こんなことをいうと怒られそうですが、公民(政治・経済、倫理)は現行の大学受験においてはあまり活躍しない(できない)科目です。しかも、中高生が“学んでいるとき”は、そのありがたみもよくわからない科目なのかな、という気もします。しかし、“社会に出た後”に、知識というよりかは「理念」とか「考え方」としてものすごく支えになってくれる、そんな存在が公民という科目が伝えようとしていることなんだと思います。

「政治・経済」で生徒たちはつい、何々権をめぐる判例のひとつとして何々事件があるがそこでの最高裁の判例は~、といった学び方をしがちです。ですが、そうではないところで授業の価値があるのかなと思っています。教科書には載っていない事例なのですが、神戸高専剣道実技拒否事件では「信教の自由」と「学校の規律(集団の凝集性)」の比較衡量が問題となりました(と私は説明しています)。

生徒たちにどう考えるか聞いてみると、多くの生徒は「必修なのだから、履修拒否はおかしい」「信教の自由を理由に何でも拒否していいのか」といった態度をとります。たしかに彼らは日頃から集団(社会)の多数派の立場からついつい考えがちで、相手がとても大事にしたいこと、場合によってはそのことに命を賭すこともいとわないことがあっても、その人数が少ないということを理由に相手に我慢させがちなのではないかと思うんですね。もしくは、これまでの彼らの人生で、そういった構図で我慢させられてきたことが多かったということもあるのかもしれません。

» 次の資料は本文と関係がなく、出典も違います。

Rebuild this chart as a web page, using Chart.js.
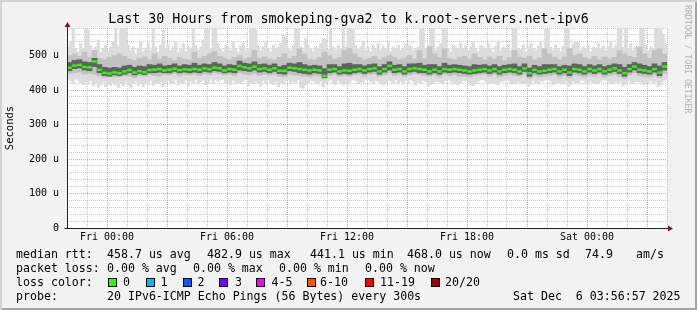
<!DOCTYPE html>
<html>
<head>
<meta charset="utf-8">
<script src="https://cdn.jsdelivr.net/npm/chart.js@4.4.1/dist/chart.umd.min.js"></script>
<style>
  html, body { margin: 0; padding: 0; background: #f2f2f2; }
  #frame { position: relative; width: 697px; height: 310px; overflow: hidden; background: #f2f2f2;
    font-family: 'DejaVu Sans Mono', monospace; color: #000; }
  #frame canvas { position: absolute; left: 0; top: 0; }
  #edge { position: absolute; left: 0; top: 0; width: 697px; height: 310px; pointer-events: none;
    box-shadow: inset 2px 2px 0 #d2d2d2, inset -2px -2px 0 #a3a3a3; }
  .t { position: absolute; white-space: pre; font-size: 11.6px; line-height: 14px; }
  #title { position: absolute; left: 0; width: 697px; top: 11px; text-align: center; font-size: 13.3px;
    line-height: 16px; white-space: pre; }
  #brand { position: absolute; left: 683px; top: 5px; writing-mode: vertical-rl; font-size: 8.2px;
    line-height: 10px; color: #b0b0b0; white-space: pre; }
  .box { position: absolute; width: 7px; height: 7px; border: 1px solid #000; }
</style>
</head>
<body>
<div id="frame">
  <canvas id="c" width="697" height="310"></canvas>
  <div id="title">Last 30 Hours from smokeping-gva2 to k.root-servers.net-ipv6</div>
  <div id="brand">RRDTOOL / TOBI OETIKER</div>
  <div id="legend"></div>
  <div id="edge"></div>
</div>
<script>
// hours relative to Fri 00:00; the graph runs from Thu 22:00 (-2) to Sat 04:00 (28)
const binStart = -2;
const binHours = 0.25;      // median, inner and middle smoke: 15 min bins
const fineBinHours = 0.125; // outer smoke: 7.5 min bins

// median rtt, microseconds
const med = [
  465, 471, 473, 467, 466, 483, 459, 450, 448, 451,
  449, 454, 458, 451, 455, 452, 458, 459, 461, 457,
  459, 462, 458, 460, 459, 461, 459, 463, 460, 465,
  463, 457, 461, 459, 470, 466, 463, 468, 461, 463,
  459, 463, 456, 456, 465, 463, 461, 459, 457, 459,
  457, 441, 459, 461, 454, 457, 456, 459, 461, 457,
  461, 463, 454, 461, 470, 459, 461, 454, 461, 463,
  461, 459, 454, 459, 454, 461, 459, 461, 459, 457,
  454, 457, 459, 461, 457, 461, 454, 459, 461, 459,
  454, 463, 449, 459, 454, 456, 459, 461, 454, 459,
  451, 461, 459, 454, 461, 457, 461, 454, 459, 463,
  457, 449, 461, 468, 459, 457, 454, 461, 451, 468
];
// inner smoke (dark)
const lo1 = [
  456, 462, 464, 458, 456, 468, 450, 442, 440, 444,
  442, 446, 450, 444, 448, 445, 450, 450, 452, 450,
  450, 454, 450, 452, 450, 452, 450, 454, 452, 456,
  454, 450, 452, 450, 458, 456, 454, 458, 452, 454,
  450, 454, 448, 446, 456, 454, 450, 448, 446, 450,
  448, 436, 450, 452, 446, 448, 446, 450, 452, 448,
  452, 454, 446, 452, 458, 450, 452, 446, 452, 454,
  450, 450, 446, 450, 446, 452, 450, 452, 450, 448,
  446, 448, 450, 452, 448, 452, 446, 450, 452, 450,
  446, 454, 440, 450, 446, 448, 450, 452, 446, 450,
  442, 452, 450, 446, 452, 448, 452, 446, 450, 454,
  448, 440, 452, 458, 450, 448, 446, 452, 442, 458
];
const hi1 = [
  480, 486, 488, 482, 480, 492, 474, 466, 464, 466,
  464, 470, 472, 466, 470, 468, 474, 472, 476, 470,
  472, 476, 470, 474, 472, 478, 472, 476, 474, 480,
  476, 470, 474, 472, 484, 478, 476, 482, 474, 476,
  472, 476, 468, 472, 478, 476, 480, 474, 470, 472,
  470, 462, 474, 474, 468, 476, 478, 474, 474, 470,
  474, 476, 468, 474, 482, 472, 474, 468, 476, 476,
  478, 472, 474, 474, 468, 478, 472, 474, 472, 470,
  468, 474, 472, 474, 470, 474, 468, 472, 474, 476,
  468, 476, 464, 472, 468, 474, 474, 474, 468, 472,
  470, 476, 474, 468, 474, 470, 474, 468, 472, 476,
  474, 466, 474, 480, 476, 472, 468, 476, 470, 480
];
// middle smoke
const lo2 = [
  448, 450, 452, 446, 448, 445, 440, 436, 440, 438,
  438, 442, 440, 436, 442, 440, 445, 442, 440, 446,
  444, 448, 442, 446, 444, 446, 442, 448, 444, 450,
  448, 444, 446, 442, 450, 446, 444, 448, 442, 446,
  444, 446, 440, 438, 446, 444, 442, 440, 438, 442,
  440, 432, 442, 446, 440, 442, 440, 444, 446, 440,
  446, 448, 440, 444, 450, 442, 446, 440, 444, 448,
  446, 442, 440, 444, 438, 446, 442, 444, 440, 440,
  438, 442, 444, 446, 440, 446, 438, 442, 446, 442,
  440, 446, 434, 442, 438, 440, 442, 446, 438, 442,
  436, 444, 442, 438, 444, 440, 446, 438, 442, 446,
  440, 434, 444, 450, 442, 440, 438, 444, 436, 448
];
const hi2 = [
  500, 505, 498, 510, 495, 515, 492, 488, 495, 500,
  505, 498, 490, 486, 492, 496, 488, 505, 490, 498,
  492, 486, 495, 490, 488, 510, 492, 498, 505, 512,
  498, 492, 488, 495, 500, 490, 495, 515, 492, 496,
  490, 488, 495, 505, 492, 498, 520, 505, 490, 488,
  495, 510, 500, 490, 494, 515, 520, 505, 495, 488,
  492, 498, 488, 494, 500, 495, 488, 492, 500, 490,
  515, 490, 525, 505, 495, 520, 492, 488, 495, 498,
  490, 505, 495, 488, 496, 490, 498, 486, 494, 515,
  496, 492, 498, 488, 494, 520, 505, 495, 488, 496,
  520, 500, 505, 494, 490, 498, 488, 496, 490, 495,
  515, 505, 498, 494, 525, 505, 492, 515, 520, 505
];
// outer smoke (light), finer bins
const lo3 = [
  430, 425, 418, 432, 428, 420, 415, 425, 418, 428, 412, 420, 408, 415, 425, 410, 418, 412, 422, 415,
  408, 418, 412, 425, 415, 405, 420, 426, 412, 418, 410, 422, 415, 428, 412, 420, 418, 425, 410, 422,
  428, 418, 420, 430, 415, 422, 418, 428, 412, 425, 420, 430, 418, 425, 428, 415, 420, 432, 418, 430,
  425, 430, 432, 420, 418, 415, 428, 420, 422, 418, 425, 430, 412, 420, 418, 425, 420, 412, 428, 420,
  428, 420, 415, 425, 410, 418, 420, 425, 430, 418, 425, 420, 430, 408, 405, 415, 420, 428, 426, 420,
  418, 425, 410, 420, 425, 430, 420, 415, 428, 420, 415, 420, 420, 425, 430, 428, 418, 422, 425, 430,
  430, 425, 420, 428, 425, 418, 415, 420, 428, 425, 420, 430, 418, 425, 420, 428, 418, 430, 425, 415,
  422, 418, 428, 425, 410, 415, 420, 425, 425, 420, 418, 428, 430, 425, 422, 418, 415, 420, 428, 425,
  420, 415, 412, 420, 425, 430, 430, 425, 418, 420, 422, 418, 415, 425, 425, 428, 428, 420, 420, 418,
  425, 420, 418, 422, 410, 415, 428, 420, 420, 425, 425, 430, 430, 425, 415, 420, 422, 418, 418, 425,
  410, 415, 425, 420, 420, 428, 428, 420, 415, 425, 422, 418, 418, 425, 430, 428, 425, 420, 420, 425,
  418, 425, 412, 418, 428, 420, 420, 425, 425, 418, 415, 420, 422, 428, 418, 425, 410, 415, 425, 430
];
const hi3 = [
  525, 540, 580, 520, 510, 535, 518, 580, 575, 530, 515, 525, 545, 510, 520, 530, 512, 525, 540, 580,
  528, 580, 578, 580, 530, 515, 525, 505, 520, 540, 512, 522, 535, 515, 580, 525, 510, 530, 575, 520,
  530, 515, 525, 540, 510, 520, 535, 512, 528, 518, 580, 530, 515, 525, 545, 580, 576, 520, 580, 578,
  535, 520, 512, 530, 525, 515, 540, 520, 510, 528, 535, 515, 520, 580, 580, 575, 530, 515, 525, 540,
  520, 512, 530, 518, 525, 535, 560, 555, 520, 515, 530, 580, 578, 525, 515, 550, 530, 520, 512, 528,
  520, 535, 550, 548, 518, 580, 525, 515, 530, 520, 580, 525, 580, 578, 575, 530, 518, 525, 540, 515,
  525, 512, 530, 520, 535, 515, 528, 520, 540, 512, 525, 518, 530, 515, 522, 535, 530, 528, 515, 520,
  525, 580, 576, 520, 530, 580, 578, 515, 525, 535, 580, 575, 520, 512, 530, 525, 518, 535, 520, 528,
  515, 525, 540, 520, 512, 530, 525, 518, 535, 520, 510, 528, 540, 515, 525, 520, 532, 515, 580, 578,
  520, 518, 530, 512, 525, 535, 520, 515, 528, 540, 520, 580, 576, 525, 515, 530, 520, 512, 528, 580,
  578, 520, 535, 540, 538, 515, 525, 520, 530, 512, 525, 518, 535, 520, 528, 515, 525, 540, 520, 530,
  580, 578, 525, 580, 520, 535, 515, 528, 520, 580, 578, 530, 515, 525, 520, 580, 580, 576, 560, 535
];

const yTickValues = [0, 100, 200, 300, 400, 500];
const yTickLabels = ['0', '100 u', '200 u', '300 u', '400 u', '500 u'];
const xTickHours = [0, 6, 12, 18, 24];
const xTickLabels = ['Fri 00:00', 'Fri 06:00', 'Fri 12:00', 'Fri 18:00', 'Sat 00:00'];

const lossLabels = ['0', '1', '2', '3', '4-5', '6-10', '11-19', '20/20'];
const lossColors = ['#26ff00', '#00b8ff', '#0059ff', '#7e00ff', '#ff00ff', '#ff5500', '#ff0000', '#a10000'];

const statLines = [
  [['median rtt:', 16], ['458.7 us avg', 107], ['482.9 us max', 207], ['441.1 us min', 310],
   ['468.0 us now', 407], ['0.0 ms sd', 507], ['74.9', 585], ['am/s', 636]],
  [['packet loss:', 16], ['0.00 % avg', 107], ['0.00 % max', 193], ['0.00 % min', 279], ['0.00 % now', 365]],
  [['loss color:', 16]],
  [['probe:', 16], ['20 IPv6-ICMP Echo Pings (56 Bytes) every 300s', 107], ['Sat Dec  6 03:56:57 2025', 513]]
];
const lossBoxX = [108, 145.5, 182.5, 219, 255.5, 307, 365, 431];
const lossTextX = [123, 160.5, 197.5, 235, 271.5, 320, 380, 445];

// ---- legend text below the graph
const legend = document.getElementById('legend');
function addText(txt, x, y) {
  const s = document.createElement('div');
  s.className = 't';
  s.textContent = txt;
  s.style.left = x + 'px';
  s.style.top = y + 'px';
  legend.appendChild(s);
}
statLines.forEach((line, row) => {
  line.forEach(([txt, x]) => addText(txt, x, 247 + row * 14));
});
lossLabels.forEach((lbl, i) => {
  const b = document.createElement('div');
  b.className = 'box';
  b.style.left = lossBoxX[i] + 'px';
  b.style.top = '278px';
  b.style.background = lossColors[i];
  legend.appendChild(b);
  addText(lbl, lossTextX[i], 275);
});

// ---- chart
const hours = med.map((_, i) => binStart + binHours * (i + 0.5));
const fineHours = hi3.map((_, j) => binStart + fineBinHours * (j + 0.5));
const band = (xs, lo, hi) => xs.map((h, i) => ({ x: h, y: [lo[i], hi[i]] }));

const MONO = 'DejaVu Sans Mono';
const canvasBg = {
  id: 'canvasBg',
  beforeDraw(chart) {
    const { ctx, chartArea: a } = chart;
    ctx.save();
    ctx.fillStyle = '#ffffff';
    ctx.fillRect(a.left, a.top, a.right - a.left, a.bottom - a.top);
    ctx.restore();
  }
};
const axesArrows = {
  id: 'axesArrows',
  afterDraw(chart) {
    const { ctx, chartArea: a } = chart;
    const x0 = Math.round(a.left) + 0.5, y0 = Math.round(a.bottom) + 0.5;
    ctx.save();
    ctx.strokeStyle = '#222';
    ctx.lineWidth = 1;
    ctx.beginPath();
    ctx.moveTo(x0, y0); ctx.lineTo(x0, a.top - 2);
    ctx.moveTo(x0 - 3, y0); ctx.lineTo(a.right + 2, y0);
    ctx.stroke();
    ctx.fillStyle = '#8e1414';
    ctx.beginPath();
    ctx.moveTo(x0 - 3, a.top - 1); ctx.lineTo(x0 + 3, a.top - 1); ctx.lineTo(x0, a.top - 6); ctx.closePath();
    ctx.fill();
    ctx.beginPath();
    ctx.moveTo(a.right + 1, y0 - 3); ctx.lineTo(a.right + 1, y0 + 3); ctx.lineTo(a.right + 6, y0); ctx.closePath();
    ctx.fill();
    ctx.restore();
  }
};

const barBase = { type: 'bar', grouped: false, borderWidth: 0 };

new Chart(document.getElementById('c'), {
  type: 'bar',
  data: {
    datasets: [
      { ...barBase, data: band(fineHours, lo3, hi3), backgroundColor: '#dcdcdc', barThickness: 2.5, order: 4 },
      { ...barBase, data: band(hours, lo2, hi2), backgroundColor: '#c2c2c2', barThickness: 5, order: 3 },
      { ...barBase, data: band(hours, lo1, hi1), backgroundColor: '#626262', barThickness: 5, order: 2 },
      {
        type: 'line', data: hours.map((h, i) => ({ x: h, y: med[i] })), showLine: false,
        pointStyle: 'line', pointRadius: 2.3, pointBorderWidth: 2.5,
        pointBorderColor: lossColors[0], pointBackgroundColor: lossColors[0], order: 1
      }
    ]
  },
  options: {
    responsive: false,
    animation: false,
    events: [],
    layout: { padding: { left: 0, top: 28, right: 30, bottom: 0 } },
    plugins: { legend: { display: false }, tooltip: { enabled: false }, title: { display: false } },
    scales: {
      x: {
        type: 'linear', min: -2, max: 28, offset: false, z: 1,
        afterFit(s) { s.height = 82; s.paddingLeft = 0; s.paddingRight = 0; },
        grid: {
          offset: false, drawTicks: false, lineWidth: 1,
          color: c => (c.tick && c.tick.value % 3 === 0) ? 'rgba(230,120,120,0.75)' : 'rgba(150,150,150,0.55)'
        },
        border: { display: false, dash: [1, 1] },
        ticks: {
          stepSize: 1, autoSkip: false, maxRotation: 0, padding: 3, color: '#000',
          font: { family: MONO, size: 10 },
          callback: v => { const k = xTickHours.indexOf(v); return k >= 0 ? xTickLabels[k] : ''; }
        }
      },
      y: {
        min: 0, max: 580, z: 1,
        afterFit(s) { s.width = 67; s.paddingTop = 0; s.paddingBottom = 0; },
        grid: {
          drawTicks: false, lineWidth: 1,
          color: c => (c.tick && c.tick.value % 100 === 0) ? 'rgba(230,120,120,0.75)' : 'rgba(150,150,150,0.55)'
        },
        border: { display: false, dash: [1, 1] },
        title: { display: true, text: 'Seconds', color: '#000', font: { family: MONO, size: 10.5 }, padding: { top: 4, bottom: 0 } },
        ticks: {
          stepSize: 20, autoSkip: false, padding: 8, color: '#000',
          font: { family: MONO, size: 10 },
          callback: v => { const k = yTickValues.indexOf(v); return k >= 0 ? yTickLabels[k] : ''; }
        }
      }
    }
  },
  plugins: [canvasBg, axesArrows]
});
</script>
</body>
</html>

でも彼らに問いたいのは、例えばお互いの立場が逆だったとしても本当にその主張で押し通そうと思うのかい、といったことや、相手が本当に譲れないと考えていることに対して自分としてちょっとでも譲れることがないのか考えてみよう、ということなんですね。それらは、そもそも信教の自由が人類の思想史においてどのようにして保護に値すると考えられるようになったのか、ということを彼らに気づかせてくれる問いだと思いますし、そこまでいかなくても、日頃字面だけになりがちな“共生”とか“多様性”といったことについて立ち止まって考えてみるきっかけになるんじゃないかと思っています。ここまでくると、生徒の方から「倫理」で学んだモンテーニュやパスカルの思想を持ちだしてきて納得する場面も見られますね。「政治・経済」と「倫理」は、受験科目としてはもしかしたら相性が悪い取り合わせなのかもしれませんが、“人類の英知”という観点からは実はつながっているのだと強く感じます。

という大言壮語を授業で定期的に吐いていますが、それをにやにやと聞きながら受け止めてくれる海城の生徒たちには本当に恵まれたなあと常々思っています。